360-Grad-Angebote, also Print, Web, Mobile, Social, sind längst Standard. Digital erreichen die Marken neue Zielgruppen und bauen zusätzliche Communities auf. Zusammen mit den digitalen Plattformen erreichen die Inhalte der Zeitschriftenmarken zusammen mehr Menschen als jemals zuvor - 97 Prozent der Bevölkerung konsumieren die redaktionellen Inhalte der Publikumspresse kanalübergreifend. Die Reichweiten sind hervorragend, die Inhalte werden gerne gelesen und weitergegeben. Deshalb ist die größte Herausforderung in den kommenden Jahren die Monetarisierung der kombinierten Reichweiten.
Wie schätzen Sie die Auseinandersetzung um Adblocker ein?

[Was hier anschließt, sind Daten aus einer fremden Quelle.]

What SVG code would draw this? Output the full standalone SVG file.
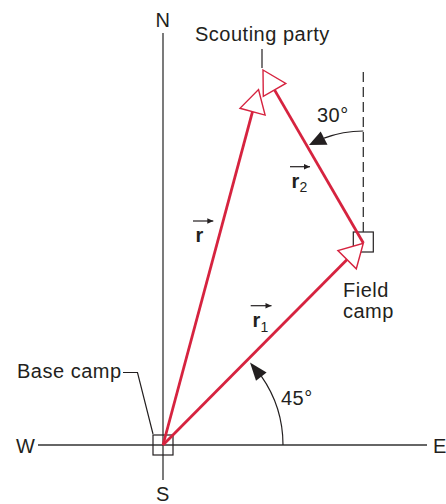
<svg xmlns="http://www.w3.org/2000/svg" width="446" height="504" viewBox="0 0 446 504">
<style>
text{font-family:"Liberation Sans",Arial,Helvetica,sans-serif;fill:#231f20}
.lbl{font-size:20px;letter-spacing:0.5px}
.vec{font-size:20px;font-weight:bold}
.sub{font-size:14px}
.ax{stroke:#333;stroke-width:1.3;fill:none}
.thin{stroke:#231f20;stroke-width:1.2;fill:none}
.red{stroke:#d6233f;stroke-width:2.8;fill:none}
.head{fill:#fff;stroke:#d6233f;stroke-width:1.4;stroke-linejoin:miter}
.blk{fill:#231f20;stroke:none}
</style>
<defs>
<marker id="sa" markerUnits="userSpaceOnUse" markerWidth="8" markerHeight="8" refX="6" refY="4" orient="auto" overflow="visible">
<path d="M0,1.3 L6,4 L0,6.7 Z" fill="#231f20"/>
</marker>
</defs>

<g id="axes">
<line class="ax" x1="163" y1="33" x2="163" y2="480"/>
<line class="ax" x1="38" y1="445" x2="427" y2="445"/>
<text class="lbl" x="163" y="27" text-anchor="middle">N</text>
<text class="lbl" x="163" y="500.5" text-anchor="middle">S</text>
<text class="lbl" x="16" y="453">W</text>
<text class="lbl" x="433" y="453">E</text>
</g>

<g id="base-camp">
<rect x="153" y="435" width="20" height="20" class="thin"/>
<polyline class="thin" points="123,372.5 137.5,372.5 153,434"/>
<text class="lbl" x="17" y="378">Base camp</text>
</g>

<g id="field-camp">
<rect x="353.3" y="232" width="20" height="20" class="thin"/>
<text class="lbl" x="343" y="297">Field</text>
<text class="lbl" x="343" y="318">camp</text>
</g>

<g id="scouting-party">
<line class="thin" x1="262" y1="49" x2="262" y2="68"/>
<text class="lbl" x="195" y="41">Scouting party</text>
</g>

<g id="connectors">
<line x1="363.3" y1="72" x2="363.3" y2="232" stroke="#333" stroke-width="1.3" stroke-dasharray="10 5"/>
<line class="red" x1="163" y1="445" x2="252.5" y2="111.7"/>
<polygon class="head" points="258.5,89.5 265.1,115.1 240,108.3"/>
<line class="red" x1="163" y1="445" x2="347.1" y2="259.6"/>
<polygon class="head" points="363.3,243.3 356.3,268.8 337.9,250.5"/>
<line class="red" x1="363.3" y1="243" x2="274.5" y2="89.9"/>
<polygon class="head" points="263,70 285.8,83.4 263.3,96.4"/>
<path class="thin" d="M283,445 A120,120 0 0 0 261.3,376.2"/>
<polygon class="blk" points="250,362.4 266.6,372.5 256,380.8"/>
<path class="thin" d="M363.3,131 A112,112 0 0 0 324.1,138.1"/>
<polygon class="blk" points="309,145 327.5,144.8 320.7,131.5"/>
</g>

<g id="labels">
<text class="lbl" x="281" y="405">45°</text>
<text class="lbl" x="317" y="122">30°</text>
<line class="thin" x1="193" y1="221" x2="213.3" y2="221" marker-end="url(#sa)"/>
<text class="vec" x="195.5" y="242">r</text>
<line class="thin" x1="250.7" y1="305.7" x2="271.5" y2="305.7" marker-end="url(#sa)"/>
<text class="vec" x="252.5" y="327">r</text>
<text class="sub" x="260.5" y="331.5">1</text>
<line class="thin" x1="290" y1="166.7" x2="310" y2="166.7" marker-end="url(#sa)"/>
<text class="vec" x="291.5" y="187.5">r</text>
<text class="sub" x="299.5" y="192">2</text>
</g>
</svg>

Adblock-Anbieter sind erpresserische Geschäftemacher, die unter dem Deckmäntelchen des Verbraucherschutzes auf dem Rücken der Inhalteanbieter Profit machen. Sie liegen damit im Trend. Seit Jahren werden die Urheberrechte geschwächt, Content soll frei und umsonst und in bester Qualität verfügbar sein. Das Geschäft der Adblock-Anbieter beeinträchtigen die Möglichkeiten der Finanzierung privater digitaler Presse. Sie nehmen durch Ausfiltern der Werbung den Publikationen jede Chance, die journalistischen Inhalte durch Werbung zu finanzieren. Neben juristischen Schritten, wird vor allem Zeit und Geld in die Information der Nutzer, technische Lösungen und in neue Werbeformate investiert.